Oh!!!! un autre touriste!!! Regardons-le fixement, ça nous donnera l'air local.



Les petits cafés sur la place de l'Eglise... Leurs altesses espagnoles conquérantes tenaient à leurs plaisirs occidentaux, tout de même. Jouer au petit indien ça va cinq minutes.




L'Eglise: là je vous avoue que j'ai renoncé à faire la touriste conventionnelle et à prendre ma photo de monument même s'il ne rentre pas dans le cadre. C'est Giovanni qui l'a prise, en pensant à vous.


Quand il y a de la musique, moi ça me donne envie de faire des tours.

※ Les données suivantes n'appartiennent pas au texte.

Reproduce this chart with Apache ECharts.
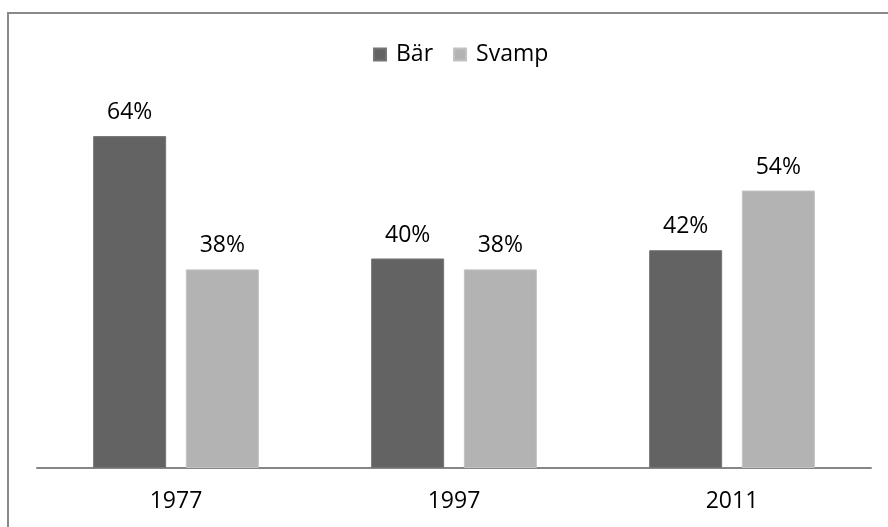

D'accord, cette photo aurait été plus cool si on y voyait quelque chose, mais plissez vos p'tits yeux: dans le fond c'est écrit "Emerald certified by Colombian mines" (je vous ai dit que la Colombie regorge de richesses naturelles?); une calèche déboule tout azimut au coin de la rue, sous les yeux blasés des paroissiens basanés mais en blanc. En fait je voulais surtout que vous voyiez les deux bonshommes en noir, là-devant: j'en ai vu un se maquiller à la sauvette dans un coin, mais j'ai pas osé lui demander de m'en mettre aussi.


Les statues de fer sur le parvis de l'Eglise. On a pris moult photos (Gio a beaucoup aimé ces deux bonshommes-là, surtout) mais je vous les épargne, vous en avez un échantillon significatif ici.



Pendant que je m'évente de mon sombrero avec un grâce céleste (je l'ai chouré à Natalia, moi je n'ai pas encore trouvé l'âme soeur sombrero) le monsieur me prépare un chola'o: il pile de la glace et il empile des fruits dans un verre. Ca n'a l'air de rien comme ça, but you'd be surpriiiiiised toupdouptidoo.
PS: vous avez vu, là je suis rouge comme une écrevisse. Maintenant j'arbore un bronzage chic et raffiné, façon côte Caraïbes. (Oui oui, je vous montrerai, pas d'inquiétudes).


Cartagena est le bijou colonial de la Côte; mais on m'a expliqué que si à Cuba ils font l'effort de restaurer les maisons et les rues, ce sera la fin de la Cartagena touristique. Y ajam.